_TASK STATEMENT_: Leave out the pictures, and retype only the lines from the beginning of the material through the line that contains "0.16, 0.18, 0.2];", including both.

- - -

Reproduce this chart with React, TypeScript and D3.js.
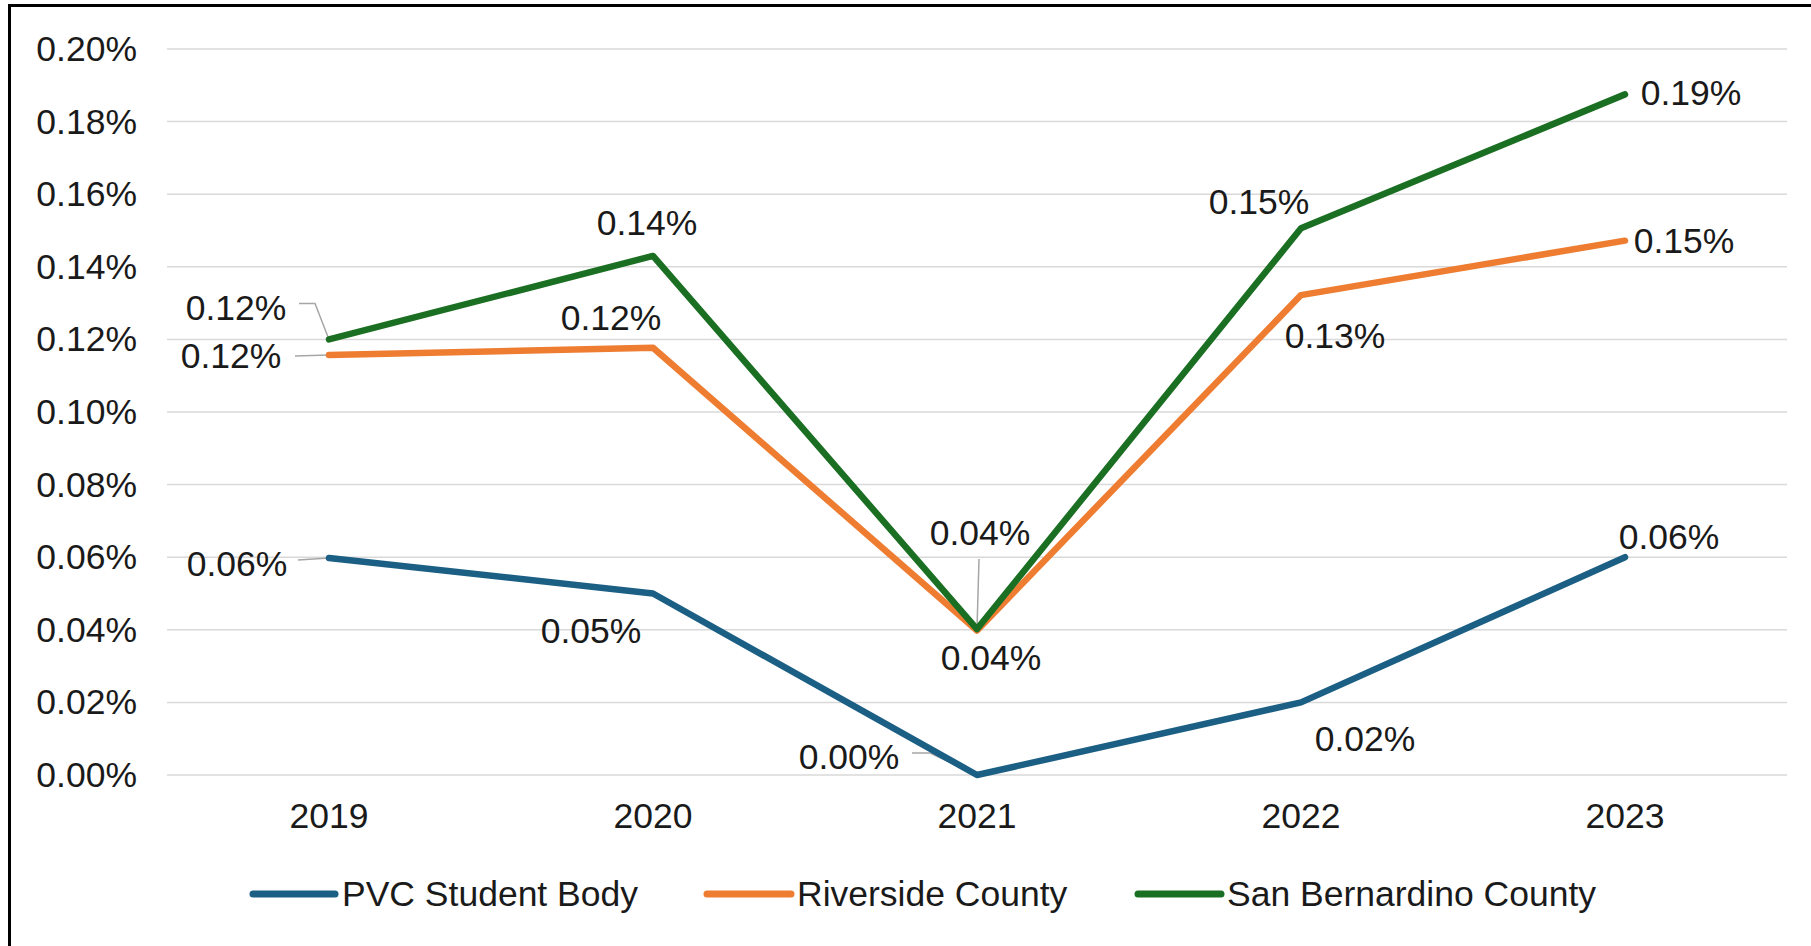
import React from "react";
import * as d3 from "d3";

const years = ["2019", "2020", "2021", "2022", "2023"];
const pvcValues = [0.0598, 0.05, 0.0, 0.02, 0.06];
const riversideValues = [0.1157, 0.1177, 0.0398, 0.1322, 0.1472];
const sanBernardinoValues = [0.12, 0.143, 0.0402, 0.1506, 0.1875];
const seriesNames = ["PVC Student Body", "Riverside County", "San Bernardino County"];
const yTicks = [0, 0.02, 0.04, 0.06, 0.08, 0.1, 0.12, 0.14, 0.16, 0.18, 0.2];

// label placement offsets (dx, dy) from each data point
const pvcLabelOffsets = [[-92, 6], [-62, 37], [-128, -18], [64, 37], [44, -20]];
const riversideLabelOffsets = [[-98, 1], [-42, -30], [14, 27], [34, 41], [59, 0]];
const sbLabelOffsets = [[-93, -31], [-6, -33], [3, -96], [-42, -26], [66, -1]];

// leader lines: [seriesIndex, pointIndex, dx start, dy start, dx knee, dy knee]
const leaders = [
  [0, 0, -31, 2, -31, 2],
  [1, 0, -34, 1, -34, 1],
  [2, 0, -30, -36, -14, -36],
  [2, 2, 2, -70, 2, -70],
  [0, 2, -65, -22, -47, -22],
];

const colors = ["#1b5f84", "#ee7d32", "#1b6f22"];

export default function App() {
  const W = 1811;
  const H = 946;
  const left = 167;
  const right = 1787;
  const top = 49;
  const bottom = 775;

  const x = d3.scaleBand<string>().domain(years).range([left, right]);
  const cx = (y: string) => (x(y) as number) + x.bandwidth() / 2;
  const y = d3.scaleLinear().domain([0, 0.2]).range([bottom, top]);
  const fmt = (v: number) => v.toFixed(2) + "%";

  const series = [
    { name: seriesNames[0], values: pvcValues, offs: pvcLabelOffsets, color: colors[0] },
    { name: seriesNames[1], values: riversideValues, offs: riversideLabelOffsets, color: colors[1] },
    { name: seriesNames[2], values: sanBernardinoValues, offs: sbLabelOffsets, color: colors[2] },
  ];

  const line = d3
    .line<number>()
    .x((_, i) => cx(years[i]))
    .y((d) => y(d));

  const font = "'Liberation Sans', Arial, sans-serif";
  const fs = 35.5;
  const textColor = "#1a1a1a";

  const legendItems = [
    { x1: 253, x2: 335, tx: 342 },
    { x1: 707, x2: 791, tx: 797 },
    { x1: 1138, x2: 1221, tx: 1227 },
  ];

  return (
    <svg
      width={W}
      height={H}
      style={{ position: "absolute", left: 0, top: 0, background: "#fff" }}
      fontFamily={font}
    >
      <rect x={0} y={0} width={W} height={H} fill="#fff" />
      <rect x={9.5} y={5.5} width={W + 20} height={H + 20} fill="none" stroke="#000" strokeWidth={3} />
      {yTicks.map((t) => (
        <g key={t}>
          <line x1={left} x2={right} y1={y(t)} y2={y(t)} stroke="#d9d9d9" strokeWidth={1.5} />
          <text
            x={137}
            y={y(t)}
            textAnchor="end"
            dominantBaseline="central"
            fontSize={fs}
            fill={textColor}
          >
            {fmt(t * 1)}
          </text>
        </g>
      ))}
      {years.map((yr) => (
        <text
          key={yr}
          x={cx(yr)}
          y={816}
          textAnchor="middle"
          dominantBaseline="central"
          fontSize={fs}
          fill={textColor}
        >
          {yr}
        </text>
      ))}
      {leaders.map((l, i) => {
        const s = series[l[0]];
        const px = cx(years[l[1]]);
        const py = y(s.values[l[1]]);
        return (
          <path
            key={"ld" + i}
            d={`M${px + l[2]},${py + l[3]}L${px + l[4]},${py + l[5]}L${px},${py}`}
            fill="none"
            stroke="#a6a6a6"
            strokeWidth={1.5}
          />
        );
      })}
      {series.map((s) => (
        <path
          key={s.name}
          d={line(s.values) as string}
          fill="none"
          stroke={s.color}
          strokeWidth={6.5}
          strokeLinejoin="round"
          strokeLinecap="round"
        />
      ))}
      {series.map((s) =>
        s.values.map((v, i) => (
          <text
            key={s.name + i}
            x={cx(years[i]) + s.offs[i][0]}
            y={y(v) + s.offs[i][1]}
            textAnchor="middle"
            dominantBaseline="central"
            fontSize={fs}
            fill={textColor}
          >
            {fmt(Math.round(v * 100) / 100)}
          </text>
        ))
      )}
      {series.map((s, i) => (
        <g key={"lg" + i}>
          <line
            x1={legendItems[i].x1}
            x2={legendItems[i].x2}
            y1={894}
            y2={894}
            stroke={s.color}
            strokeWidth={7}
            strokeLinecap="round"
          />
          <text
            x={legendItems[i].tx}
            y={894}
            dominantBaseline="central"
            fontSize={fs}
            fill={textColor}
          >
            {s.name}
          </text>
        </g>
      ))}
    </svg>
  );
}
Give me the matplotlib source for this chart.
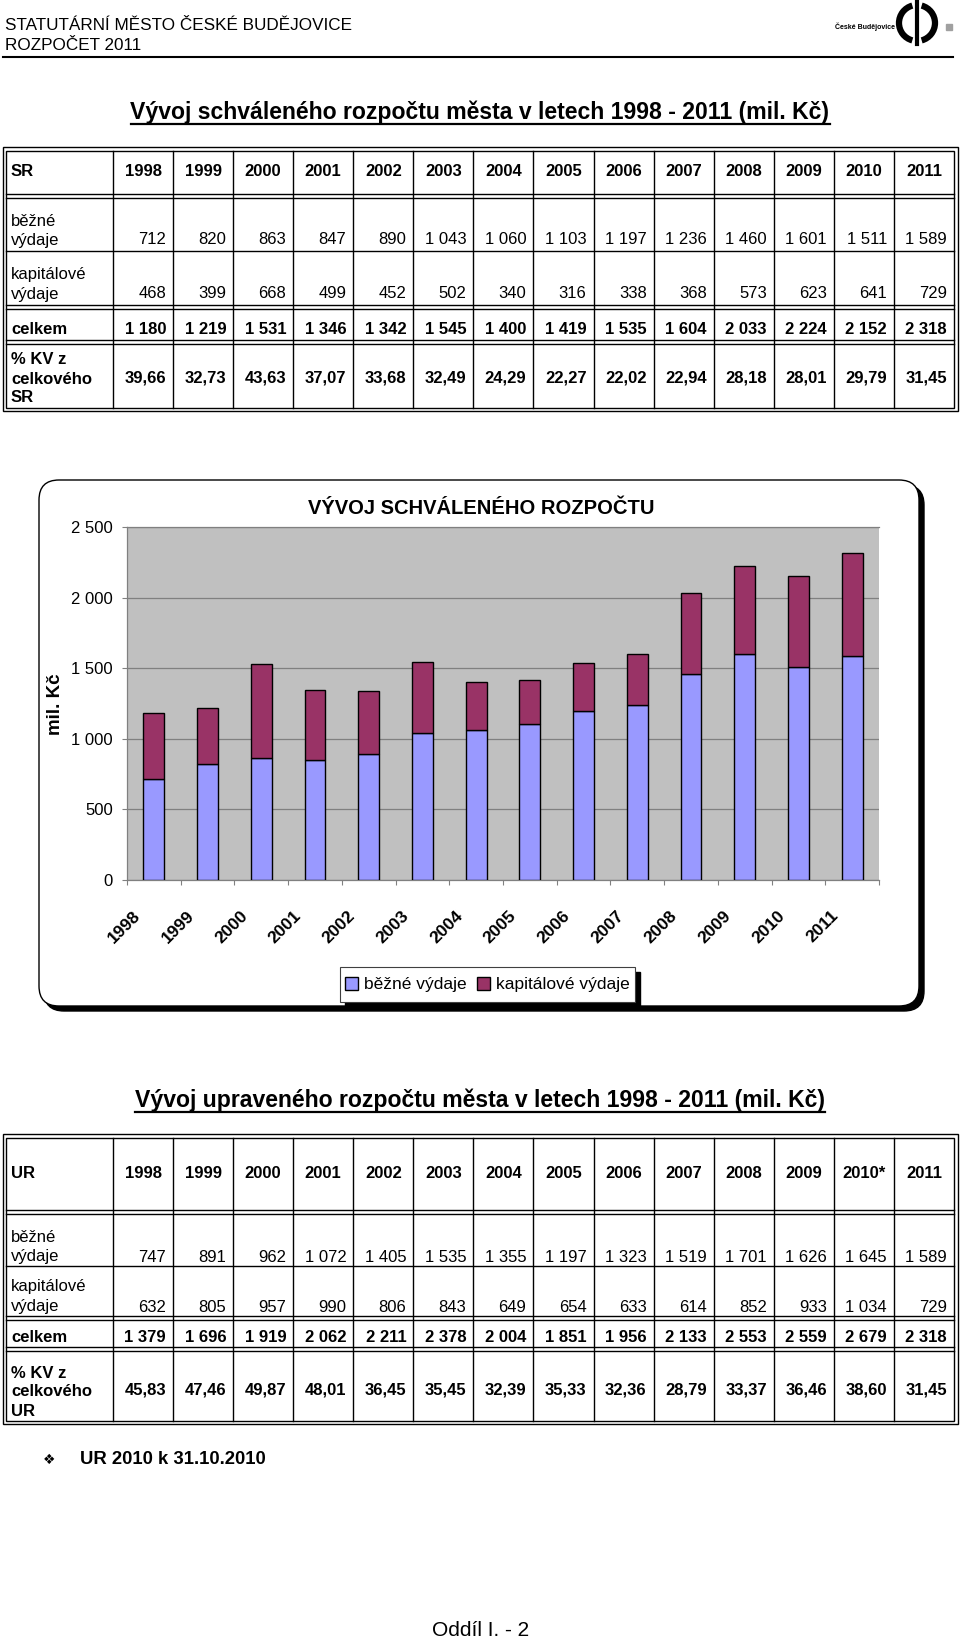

- - -

_ANSWER FOR THIS EXERCISE_:
Reproduce this chart with React, TypeScript and D3.js.
import React from "react";
import * as d3 from "d3";

const years = ["2019", "2020", "2021", "2022", "2023"];
const pvcValues = [0.0598, 0.05, 0.0, 0.02, 0.06];
const riversideValues = [0.1157, 0.1177, 0.0398, 0.1322, 0.1472];
const sanBernardinoValues = [0.12, 0.143, 0.0402, 0.1506, 0.1875];
const seriesNames = ["PVC Student Body", "Riverside County", "San Bernardino County"];
const yTicks = [0, 0.02, 0.04, 0.06, 0.08, 0.1, 0.12, 0.14, 0.16, 0.18, 0.2];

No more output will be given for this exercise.